Indiana religious freedom law sparks discussion

Indiana passes IRFRA amendment that aims to protect churches and non-profit organizations.

Sarah Pineda, Writer

Ever since the Indiana Religious Freedom Restoration Act became national headline news when passed on March 26, Sarah Pulliam Bailey, religion reporter for The Washington Post and from Indianapolis, Indiana, has been swamped with coverage.

“There was so much confusion about what it would actually mean for businesses, patrons and Indiana, it just wasn’t very clear initially,” Bailey said.

Receiving much controversy and debate, the LGBT community argued it was a form of legal discrimination that granted businesses the right to refuse service based on sexual orientation and gender identity.

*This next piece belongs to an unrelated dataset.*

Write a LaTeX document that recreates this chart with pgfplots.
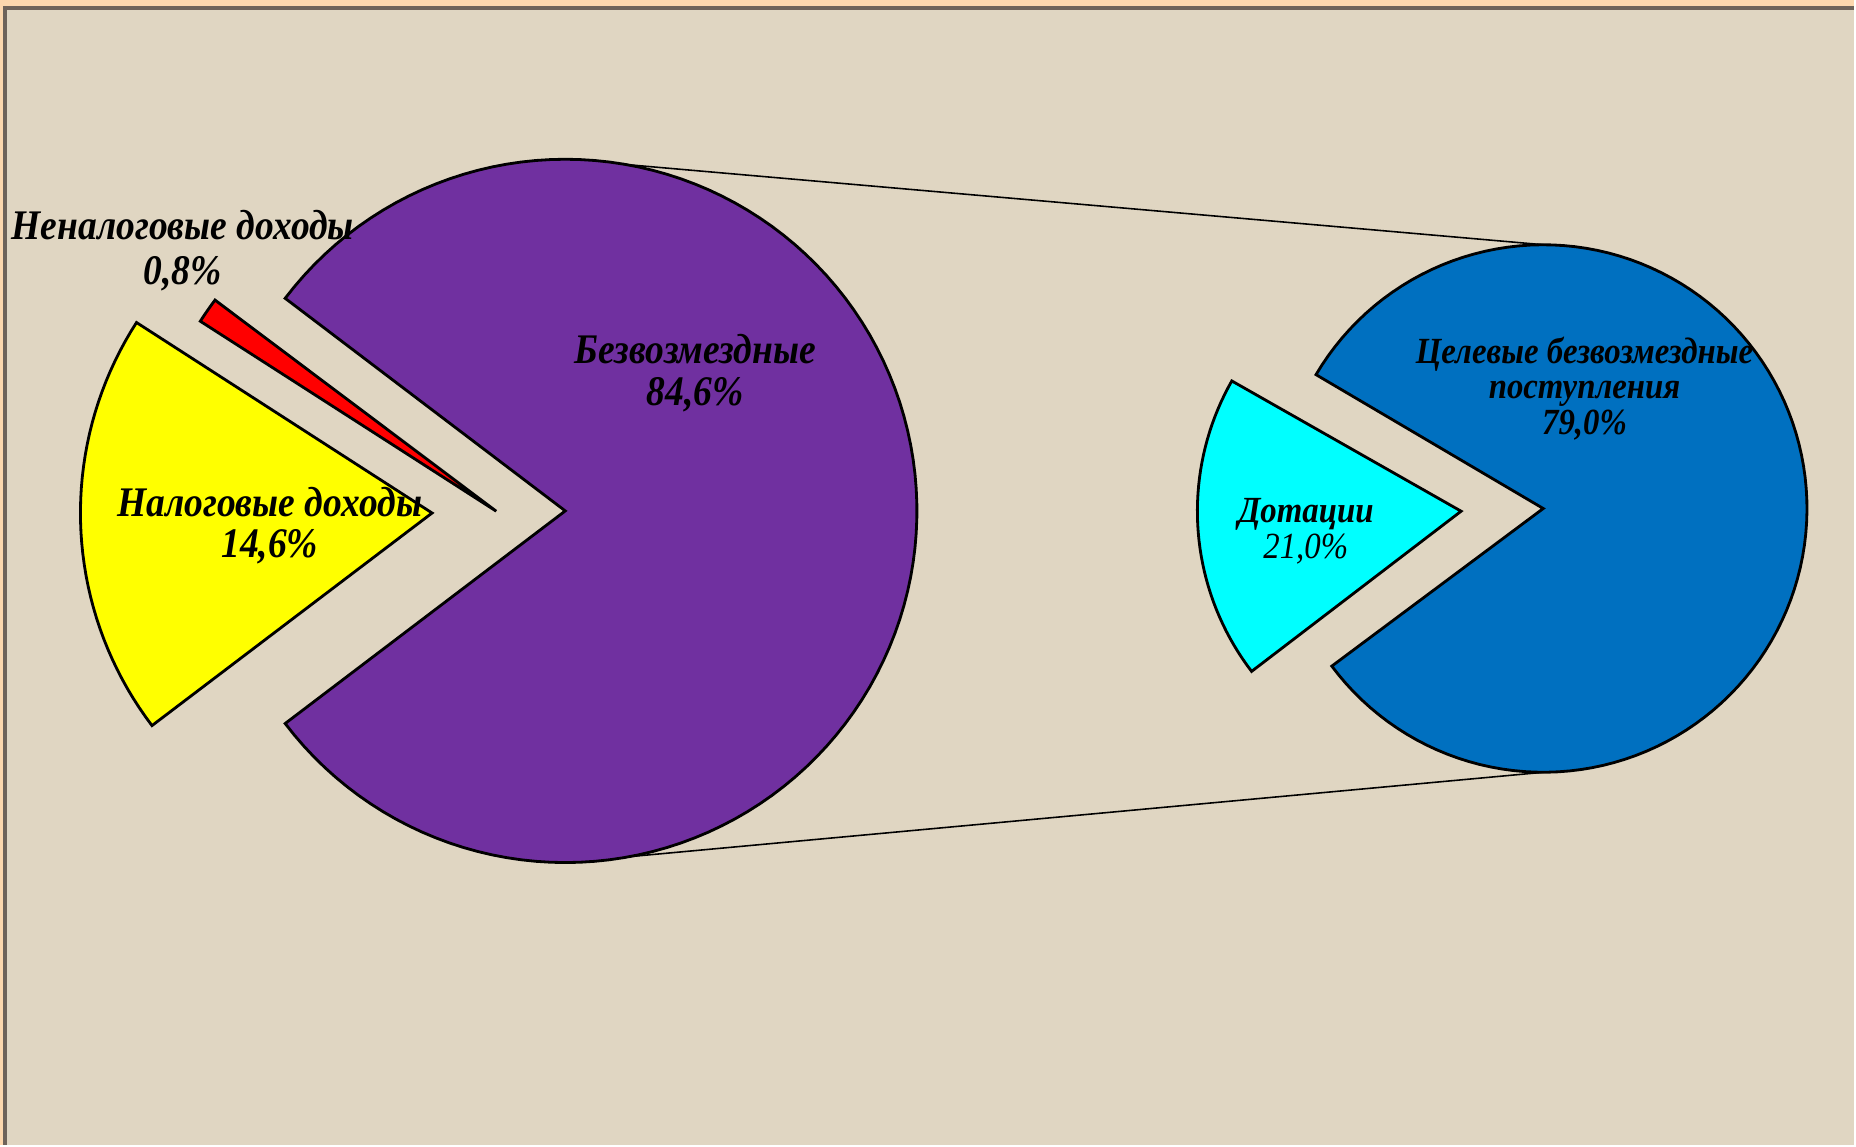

The IRFRA will be put into effect beginning July 1, 2015. Indiana Governor Mike Pence signed an amendment with the law on April 2 that prohibits private companies and businesses from refusing their services and employment based on sexual orientation and gender identity, altering the IRFRA to protect churches and non-profit organizations.


The original federal Religious Freedom Restoration Act was signed into law by President Clinton in 1993. Since then, 21 other states have passed religious freedom laws similar to the IRFRA in the past. Bailey found it interesting that the law, which was uncontroversial before, is very controversial now.

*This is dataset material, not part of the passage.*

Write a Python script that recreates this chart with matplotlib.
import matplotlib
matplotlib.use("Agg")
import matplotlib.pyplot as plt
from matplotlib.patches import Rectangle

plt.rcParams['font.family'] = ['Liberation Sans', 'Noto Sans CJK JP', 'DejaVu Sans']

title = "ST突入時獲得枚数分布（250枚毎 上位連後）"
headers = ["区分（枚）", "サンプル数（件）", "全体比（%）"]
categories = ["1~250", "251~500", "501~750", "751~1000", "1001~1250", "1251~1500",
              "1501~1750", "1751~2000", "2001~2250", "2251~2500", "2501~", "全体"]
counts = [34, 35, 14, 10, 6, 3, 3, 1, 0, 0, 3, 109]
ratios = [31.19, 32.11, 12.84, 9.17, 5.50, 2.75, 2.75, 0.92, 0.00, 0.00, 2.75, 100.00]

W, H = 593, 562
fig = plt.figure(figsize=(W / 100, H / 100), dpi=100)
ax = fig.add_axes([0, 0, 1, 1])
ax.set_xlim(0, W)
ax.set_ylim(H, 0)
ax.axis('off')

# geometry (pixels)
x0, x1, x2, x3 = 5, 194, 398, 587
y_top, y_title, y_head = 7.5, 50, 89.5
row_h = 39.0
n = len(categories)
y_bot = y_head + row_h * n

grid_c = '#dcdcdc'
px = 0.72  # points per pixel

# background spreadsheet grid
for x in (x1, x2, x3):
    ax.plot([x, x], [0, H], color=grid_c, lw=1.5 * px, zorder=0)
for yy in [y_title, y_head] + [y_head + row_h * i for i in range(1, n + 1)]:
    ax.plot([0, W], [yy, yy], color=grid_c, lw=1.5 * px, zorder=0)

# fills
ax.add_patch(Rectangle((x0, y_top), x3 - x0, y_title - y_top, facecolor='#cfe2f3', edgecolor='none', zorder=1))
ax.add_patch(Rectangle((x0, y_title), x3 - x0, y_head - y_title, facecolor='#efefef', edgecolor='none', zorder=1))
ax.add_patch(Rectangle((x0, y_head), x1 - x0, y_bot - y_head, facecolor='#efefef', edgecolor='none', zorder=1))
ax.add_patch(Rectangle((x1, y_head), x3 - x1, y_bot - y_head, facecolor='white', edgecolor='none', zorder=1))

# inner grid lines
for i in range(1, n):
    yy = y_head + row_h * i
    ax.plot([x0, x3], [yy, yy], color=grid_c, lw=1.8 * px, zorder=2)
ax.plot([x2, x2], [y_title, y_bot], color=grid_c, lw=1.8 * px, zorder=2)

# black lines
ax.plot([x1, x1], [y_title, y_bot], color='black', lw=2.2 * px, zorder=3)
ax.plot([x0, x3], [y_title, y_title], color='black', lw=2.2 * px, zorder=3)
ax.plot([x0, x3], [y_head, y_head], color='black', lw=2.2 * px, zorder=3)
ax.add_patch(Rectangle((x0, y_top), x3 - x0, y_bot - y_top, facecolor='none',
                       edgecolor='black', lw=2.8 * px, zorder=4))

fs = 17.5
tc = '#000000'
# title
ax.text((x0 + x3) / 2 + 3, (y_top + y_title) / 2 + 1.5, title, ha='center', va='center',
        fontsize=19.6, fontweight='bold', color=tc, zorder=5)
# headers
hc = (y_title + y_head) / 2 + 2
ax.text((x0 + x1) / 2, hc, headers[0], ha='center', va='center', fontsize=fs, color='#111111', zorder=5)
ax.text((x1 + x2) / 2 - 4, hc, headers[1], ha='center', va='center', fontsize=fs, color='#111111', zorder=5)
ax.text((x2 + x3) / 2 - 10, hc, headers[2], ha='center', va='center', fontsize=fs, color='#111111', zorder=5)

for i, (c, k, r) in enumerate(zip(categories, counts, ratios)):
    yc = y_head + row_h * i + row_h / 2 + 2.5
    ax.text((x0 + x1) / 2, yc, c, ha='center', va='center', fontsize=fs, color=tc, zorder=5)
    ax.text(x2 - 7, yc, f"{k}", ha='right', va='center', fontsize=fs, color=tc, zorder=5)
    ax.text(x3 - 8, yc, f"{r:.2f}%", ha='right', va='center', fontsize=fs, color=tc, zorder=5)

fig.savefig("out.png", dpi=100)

“It’s another example of how religious freedom debates are getting wrapped with gay rights debates,” Bailey said.

Donna Downs, media communication professor at Taylor University in Upland, Indiana believed the law resulted in mixed responses from locals in the state. Downs said her Christian friends are in favor of the law.   

“I thought the law was fine as it was signed the first time. It appears the media made it to be more than it was, and unfortunately, did much disservice to the state,” Downs said.

When President Obama served as state senator for Illinois, he voted for the Illinois Religious Freedom Restoration Act. Because of this, the context of the IRFRA is not new.

“A lot has changed culturally and socially since the 1990s to 2015 where you pass a similar piece of legislation in 2015 and people start to ‘oh so this means that a religious person can refuse to serve a gay person’ when the answer is no, the answer has been and always will be no,” said Scott Waller, political science professor and chair of the political science department.

Areli Gonzalez, junior elementary education major, disagreed with the initial writing of the IRFRA.

“As believers we don’t agree with their sexual orientation, but that doesn’t mean we should reject them or ignore them and mistreat them. God has called us to show the love of Christ and if we’re being mean and ignoring and denying jobs to people like that then we aren’t doing what the Lord has called us to do,” Gonzalez said.